Without the pictures, can you quote each line below exactly?

§ **SUPPLIED INFORMATION**:
- - - - -

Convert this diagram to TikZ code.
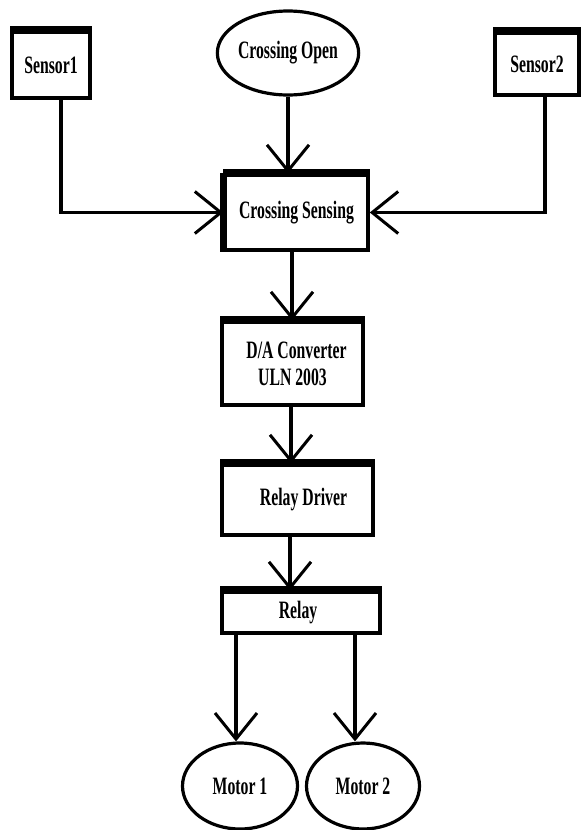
\documentclass[tikz,border=0pt]{standalone}
\usepackage{fontspec}
\setmainfont{Liberation Serif}[FakeStretch=0.63]
\usetikzlibrary{arrows.meta,shapes.geometric}

\tikzset{
  block/.style={draw, line width=3.6pt, rectangle, inner sep=0pt, align=center},
  oval/.style={draw, line width=3.2pt, ellipse, inner sep=0pt},
  flow/.style={line width=3.6pt, -{Straight Barb[length=26pt,width=42pt,line width=3pt]}},
  topbar/.style={line width=8pt}
}

\begin{document}
\begin{tikzpicture}[x=1pt, y=-1pt, font=\fontsize{25}{27}\selectfont\bfseries]

\useasboundingbox (0,0) rectangle (581,830);

% inputs
\node[block, minimum width=78pt, minimum height=66pt] (sensorA) at (51,65) {Sensor1};
\node[oval, minimum width=125pt, minimum height=84pt] (crossopen) at (288,53) {Crossing Open};
\node[block, minimum width=84pt, minimum height=62pt] (sensorB) at (537,64) {Sensor2};

% chain
\node[block, minimum width=143pt, minimum height=75pt] (sensing) at (296.5,212.5) {Crossing Sensing};
\node[block, minimum width=141pt, minimum height=83pt] (converter) at (292.5,363.5) {\hspace*{8pt}D/A Converter\\ULN 2003};
\node[block, minimum width=151pt, minimum height=70pt] (driver) at (297.5,500) {\hspace*{12pt}Relay Driver};
\node[block, minimum width=158pt, minimum height=41pt] (relay) at (301,612.5) {Relay\hspace*{6pt}};

% outputs
\node[oval, minimum width=115pt, minimum height=86pt] (motorA) at (240,786) {Motor 1};
\node[oval, minimum width=113pt, minimum height=86pt] (motorB) at (363,786) {Motor 2};

% heavy top edges
\foreach \b in {sensorA, sensorB, sensing, converter, driver, relay}
  \draw[topbar] (\b.north west) -- (\b.north east);
\draw[line width=6pt] (sensing.north west) -- (sensing.south west);

% connectors
\draw[flow] (sensorA.south -| 61,0) |- (sensing.west);
\draw[flow] (sensorB.south -| 545,0) |- (sensing.east);
\draw[flow] (crossopen.south) -- (crossopen.south |- sensing.north);
\draw[flow] (sensing.south -| 292,0) -- (converter.north -| 292,0);
\draw[flow] (converter.south -| 291,0) -- (driver.north -| 291,0);
\draw[flow] (driver.south -| 290,0) -- (relay.north -| 290,0);
\draw[flow] (relay.south -| 236,0) -- (motorA.north -| 236,0);
\draw[flow] (relay.south -| 355,0) -- (motorB.north -| 355,0);

\end{tikzpicture}
\end{document}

- - - - -

§ **RESPONSE FOR THIS EXERCISE**:
Convert this diagram to TikZ code.
\documentclass[tikz,border=0pt]{standalone}
\usepackage{fontspec}
\setmainfont{Liberation Serif}[FakeStretch=0.63]
\usetikzlibrary{arrows.meta,shapes.geometric}

\tikzset{
  block/.style={draw, line width=3.6pt, rectangle, inner sep=0pt, align=center},
  oval/.style={draw, line width=3.2pt, ellipse, inner sep=0pt},
  flow/.style={line width=3.6pt, -{Straight Barb[length=26pt,width=42pt,line width=3pt]}},
  topbar/.style={line width=8pt}
}

\begin{document}
\begin{tikzpicture}[x=1pt, y=-1pt, font=\fontsize{25}{27}\selectfont\bfseries]

\useasboundingbox (0,0) rectangle (581,830);

% inputs
\node[block, minimum width=78pt, minimum height=66pt] (sensorA) at (51,65) {Sensor1};
\node[oval, minimum width=125pt, minimum height=84pt] (crossopen) at (288,53) {Crossing Open};
\node[block, minimum width=84pt, minimum height=62pt] (sensorB) at (537,64) {Sensor2};

% chain
\node[block, minimum width=143pt, minimum height=75pt] (sensing) at (296.5,212.5) {Crossing Sensing};
\node[block, minimum width=141pt, minimum height=83pt] (converter) at (292.5,363.5) {\hspace*{8pt}D/A Converter\\ULN 2003};
\node[block, minimum width=151pt, minimum height=70pt] (driver) at (297.5,500) {\hspace*{12pt}Relay Driver};
\node[block, minimum width=158pt, minimum height=41pt] (relay) at (301,612.5) {Relay\hspace*{6pt}};

% outputs
\node[oval, minimum width=115pt, minimum height=86pt] (motorA) at (240,786) {Motor 1};
\node[oval, minimum width=113pt, minimum height=86pt] (motorB) at (363,786) {Motor 2};

% heavy top edges
\foreach \b in {sensorA, sensorB, sensing, converter, driver, relay}
  \draw[topbar] (\b.north west) -- (\b.north east);
\draw[line width=6pt] (sensing.north west) -- (sensing.south west);

% connectors
\draw[flow] (sensorA.south -| 61,0) |- (sensing.west);
\draw[flow] (sensorB.south -| 545,0) |- (sensing.east);
\draw[flow] (crossopen.south) -- (crossopen.south |- sensing.north);
\draw[flow] (sensing.south -| 292,0) -- (converter.north -| 292,0);
\draw[flow] (converter.south -| 291,0) -- (driver.north -| 291,0);
\draw[flow] (driver.south -| 290,0) -- (relay.north -| 290,0);
\draw[flow] (relay.south -| 236,0) -- (motorA.north -| 236,0);
\draw[flow] (relay.south -| 355,0) -- (motorB.north -| 355,0);

\end{tikzpicture}
\end{document}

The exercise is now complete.